Non-reciprocal phase transitions

Out of equilibrium, a lack of reciprocity is the rule rather than the exception. Non-reciprocity occurs, for instance, in active matter^1–6, non-equilibrium systems^7–9, networks of neurons^10,11, social groups with conformist and contrarian members¹², directional interface growth phenomena^13–15 and metamaterials^16–20. Although wave propagation in non-reciprocal media has recently been closely studied^1,16–20, less is known about the consequences of non-reciprocity on the collective behaviour of many-body systems. Here we show that non-reciprocity leads to time-dependent phases in which spontaneously broken continuous symmetries are dynamically restored. We illustrate this mechanism with simple robotic demonstrations.
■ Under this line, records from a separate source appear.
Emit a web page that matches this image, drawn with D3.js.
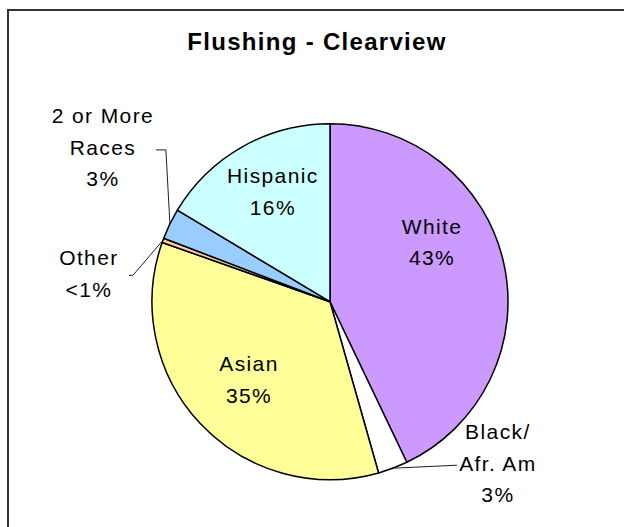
<!DOCTYPE html>
<html>
<head>
<meta charset="utf-8">
<script src="https://cdn.jsdelivr.net/npm/d3@7"></script>
<style>
  body { margin: 0; background: #fff; }
  svg text { font-family: "Liberation Sans", Arial, sans-serif; fill: #000; }
</style>
</head>
<body>
<div id="chart"></div>
<script>
// data, clockwise from 12 o'clock
var categories = ["White", "Black/\nAfr. Am", "Asian", "Other", "2 or More\nRaces", "Hispanic"];
var shares = [42.9, 2.7, 34.8, 0.4, 2.8, 16.4];
var pctLabels = ["43%", "3%", "35%", "<1%", "3%", "16%"];
var colors = ["#CC99FF", "#FFFFFF", "#FFFF99", "#FFCC99", "#99CCFF", "#CCFFFF"];

// label placement (inside = centroid + nudge, outside = leader line)
// ex/ey = leader elbow relative to label centre, fx = extra horizontal tail
var labelLayout = [
  {inside: true,  dx: -13, dy: -34},
  {inside: false, dx: 105, dy: -5,  ex: -41, ey: 2},
  {inside: true,  dx: 5,   dy: -3},
  {inside: false, dx: -74, dy: 33,  ex: 44,  ey: 2,  fx: -4},
  {inside: false, dx: -67, dy: -77, ex: 63,  ey: 3,  fx: -10},
  {inside: true,  dx: 1,   dy: -8}
];

function wrapper(){

var w = 624, h = 527;
var cx = 330, cy = 301.7, R = 178;
var labelR = 118;
var lineH = 31.5, capH = 15.5;

var svg = d3.select("#chart")
            .append("svg")
            .attr("width", w)
            .attr("height", h);

// chart frame, runs off the right and bottom edges
svg.append("rect")
   .attr("x", 8)
   .attr("y", 10)
   .attr("width", 640)
   .attr("height", 540)
   .attr("fill", "#fff")
   .attr("stroke", "#333")
   .attr("stroke-width", 2);

svg.append("text")
   .attr("x", 317)
   .attr("y", 50)
   .attr("text-anchor", "middle")
   .attr("font-size", "24px")
   .attr("font-weight", "bold")
   .attr("letter-spacing", "1.3px")
   .text("Flushing - Clearview");

var pie = d3.pie().sort(null).value(d => d);
var arcs = pie(shares);

var arc = d3.arc().innerRadius(0).outerRadius(R);
var labelArc = d3.arc().innerRadius(labelR).outerRadius(labelR);
var edgeArc = d3.arc().innerRadius(R).outerRadius(R);

var g = svg.append("g")
           .attr("transform", `translate(${cx},${cy})`);

g.selectAll("path.slice")
 .data(arcs)
 .enter()
 .append("path")
   .attr("class", "slice")
   .attr("d", arc)
   .attr("fill", (d, i) => colors[i])
   .attr("stroke", "#000")
   .attr("stroke-width", 1.5)
   .attr("stroke-linejoin", "round");

//labels
arcs.forEach(function(d, i){
  var lay = labelLayout[i];
  var pos;
  if(lay.inside){
    var c = labelArc.centroid(d);
    pos = [c[0] + lay.dx, c[1] + lay.dy];
  } else {
    var e = edgeArc.centroid(d);
    pos = [e[0] + lay.dx, e[1] + lay.dy];
    // leader line from slice edge to label
    var pts = [e, [pos[0] + lay.ex, pos[1] + lay.ey]];
    if(lay.fx !== undefined) pts.push([pos[0] + lay.ex + lay.fx, pos[1] + lay.ey]);
    g.append("path")
     .attr("d", d3.line()(pts))
     .attr("fill", "none")
     .attr("stroke", "#222")
     .attr("stroke-width", 1);
  }

  var lines = categories[i].split("\n").concat([pctLabels[i]]);
  var n = lines.length;
  var t = g.append("text")
           .attr("text-anchor", "middle")
           .attr("font-size", "21px")
           .attr("letter-spacing", "1.4px");
  lines.forEach(function(s, k){
    t.append("tspan")
     .attr("x", pos[0])
     .attr("y", pos[1] + (k - (n - 1) / 2) * lineH + capH / 2)
     .text(s);
  });
});

}
window.onload = wrapper;
</script>
</body>
</html>
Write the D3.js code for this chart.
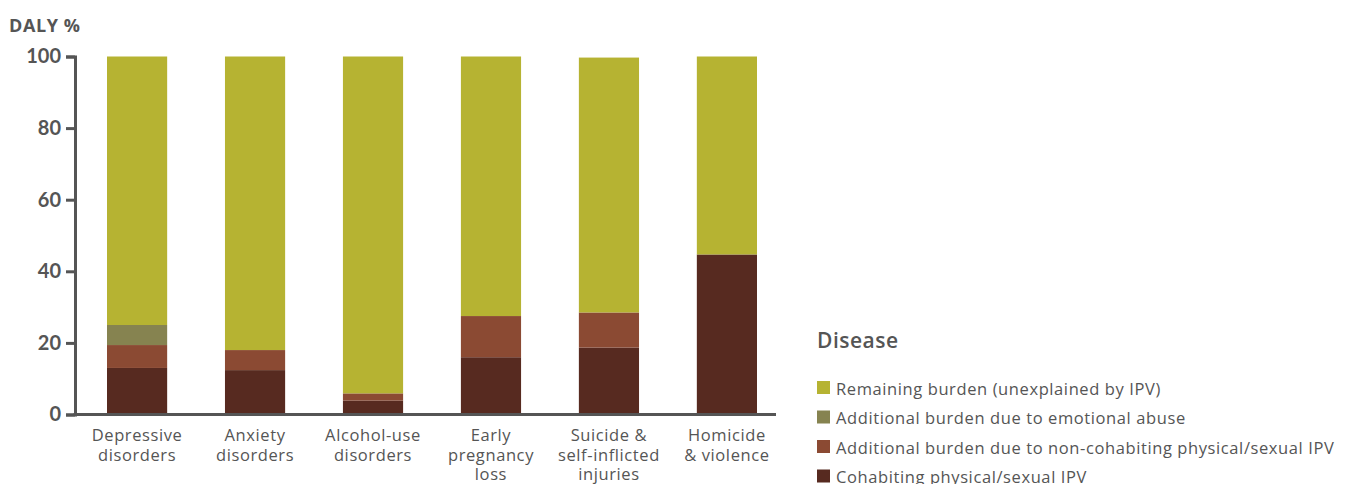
<!DOCTYPE html>
<html><head><meta charset="utf-8">
<script src="https://cdn.jsdelivr.net/npm/d3@7"></script>
<style>
body{margin:0;background:#fff;}
text{font-family:"Open Sans",Lato,sans-serif;fill:#555;}
</style></head>
<body><svg id="c" width="1352" height="484"></svg>
<script>
const categories = [["Depressive","disorders"],["Anxiety","disorders"],["Alcohol-use","disorders"],["Early","pregnancy","loss"],["Suicide &","self-inflicted","injuries"],["Homicide","& violence"]];
const cohabiting = [13.0, 12.4, 3.9, 16.0, 18.7, 44.7];
const nonCohabiting = [6.4, 5.6, 2.0, 11.5, 9.8, 0];
const emotional = [5.6, 0, 0, 0, 0, 0];
const remaining = [75.0, 82.0, 94.1, 72.5, 71.2, 55.3];
const seriesNames = ["Cohabiting physical/sexual IPV","Additional burden due to non-cohabiting physical/sexual IPV","Additional burden due to emotional abuse","Remaining burden (unexplained by IPV)"];
const seriesColors = ["#572a20","#8b4a33","#868350","#b6b332"];
const yTicks = [0,20,40,60,80,100];

const svg = d3.select("#c");
const keys = ["c","n","e","r"];
const rows = categories.map((c,i)=>({id:i,c:cohabiting[i],n:nonCohabiting[i],e:emotional[i],r:remaining[i]}));
const stack = d3.stack().keys(keys)(rows);

const x = d3.scaleBand().domain(d3.range(categories.length)).range([107,757]).paddingInner(0.49).paddingOuter(0);
const y = d3.scaleLinear().domain([0,100]).range([414.5,56.5]);

stack.forEach((layer,k)=>{
  svg.append("g").selectAll("rect").data(layer).join("rect")
    .attr("x",(d,i)=>x(i)).attr("width",x.bandwidth())
    .attr("y",d=>y(d[1])).attr("height",d=>y(d[0])-y(d[1]))
    .attr("fill",seriesColors[k]);
});

// y axis
const ya = svg.append("g").attr("transform","translate(75,0)")
  .call(d3.axisLeft(y).tickValues(yTicks).tickSize(9).tickPadding(5));
ya.attr("font-family",null);
ya.select(".domain").attr("stroke","#555").attr("stroke-width",3);
ya.selectAll(".tick line").attr("stroke","#555").attr("stroke-width",3);
ya.selectAll(".tick text").style("font-family","Lato,sans-serif").style("font-size","20px").style("font-weight","700").attr("fill","#555");

// x axis line
svg.append("line").attr("x1",73.5).attr("x2",776).attr("y1",y(0)).attr("y2",y(0)).attr("stroke","#555").attr("stroke-width",3);

// category labels
categories.forEach((lines,i)=>{
  const cx = x(i)+x.bandwidth()/2;
  const t = svg.append("text").attr("x",cx).attr("text-anchor","middle").style("font-size","16.5px").style("letter-spacing","0.6px");
  lines.forEach((l,j)=>t.append("tspan").attr("x",cx).attr("y",441+j*19.5).text(l));
});

svg.append("text").attr("x",9).attr("y",32).style("font-size","18px").style("font-weight","700").style("letter-spacing","0.6px").text("DALY %");

// legend
svg.append("text").attr("x",817).attr("y",348).style("font-size","21px").style("font-weight","600").style("letter-spacing","0.5px").text("Disease");
const legOrder = [3,2,1,0];
legOrder.forEach((k,j)=>{
  const yy = 381 + j*29.5;
  svg.append("rect").attr("x",817).attr("y",yy).attr("width",13).attr("height",13).attr("fill",seriesColors[k]);
  svg.append("text").attr("x",836).attr("y",yy+13.5).style("font-size","16.5px").style("letter-spacing","0.6px").text(seriesNames[k]);
});
</script></body></html>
The resulting phase transitions are controlled by spectral singularities called exceptional points²¹. We describe the emergence of these phases using insights from bifurcation theory^22,23 and non-Hermitian quantum mechanics^24,25. Our approach captures non-reciprocal generalizations of three archetypal classes of self-organization out of equilibrium: synchronization, flocking and pattern formation. Collective phenomena in these systems range from active time-(quasi)crystals to exceptional-point-enforced pattern formation and hysteresis. Our work lays the foundation for a general theory of critical phenomena in systems whose dynamics is not governed by an optimization principle.